11. Handling Special (Accent) Characters
Support for the use of special or accented characters (i. e. those not included in the standard ASCII code table, such as German umlauts) for international text is limited to only the following contexts in Survey2GIS:
- Names of files and folder,
- program messages and user interface,
- selection commands that include replacement text with special characters (cf. 6)
- and a small subset of parser schema elements (cf. 4): a. the content of “info” in the “[Parser]” section, b. the content of “name” in the “[Parser]” section, c. the content of “info” in a “[Field]” section, d. and replacement text that follows an “@” in a “[Field]” section.
In all other contexts (e. g. option names passed on the command line, parser options, names of attribute fields, …) the use of non-ASCII characters is not supported.
Internally, Survey2GIS handles all international character encoding as Unicode version UTF-8. All ASCII characters have identical codes in UTF-8, which means that a conversion is not necessary and that pure ASCII data will always be processed correctly by Survey2GIS.
UTF-8 ist the most widely used encoding on the Internet and the default for many operating systems (in the rare case that a Linux or Mac OS X system does not use UTF-8, it can be adjusted to do so). The most notable exception to this is the Windows operating system, which (due to historical reasons) still handles character encoding via a number of “code pages” (the Windows code page that is closest to UTF-8 has ID 65001). Starting with version 1.3.1, Survey2GIS is capable of correctly processing the multi-byte encoding used by Windows for file and folder names.

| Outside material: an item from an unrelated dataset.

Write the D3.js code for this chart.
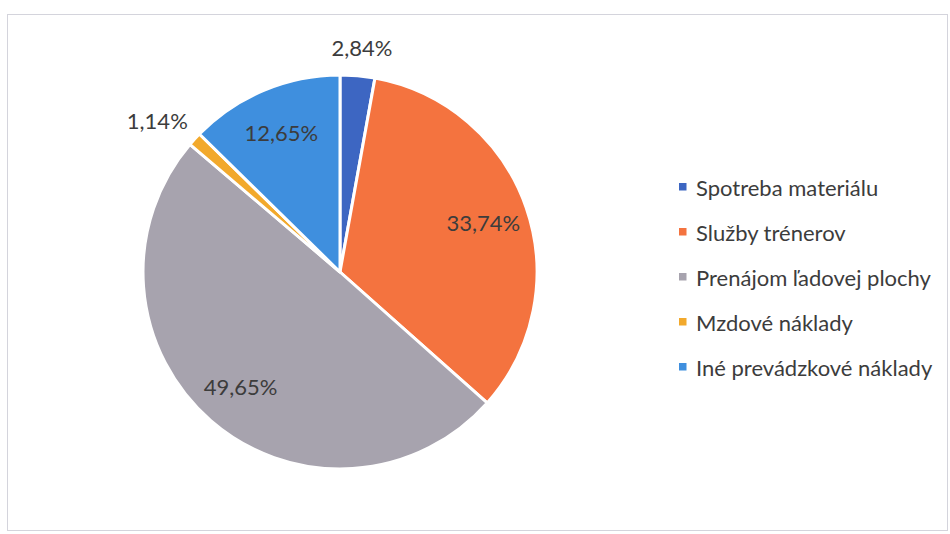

To correctly display the UTF-8 encoded program messages issued when running Survey2GIS from the Windows command line (cmd.exe), set the font used by cmd.exe to one that covers the Unicode character range, such as “Lucida Console”.
When using special characters in a parser schema (where supported: see above), make sure that the text file containing the schema is produced with a program (text editor) that generates UTF-8 encoded files.
All attribute table field contents produced by Survey2GIS will also be encoded in UTF-8. This means that e. g. special characters used in the DBF attribute table of a Shapefile will only be displayed correctly by a GIS that supports UTF-8.
The use of special characters (as well as whitespace) in file and folder names should always be avoided, as this is very likely to cause problems at some stage (e. g. when processing the files with another software or exchanging files across different operating systems).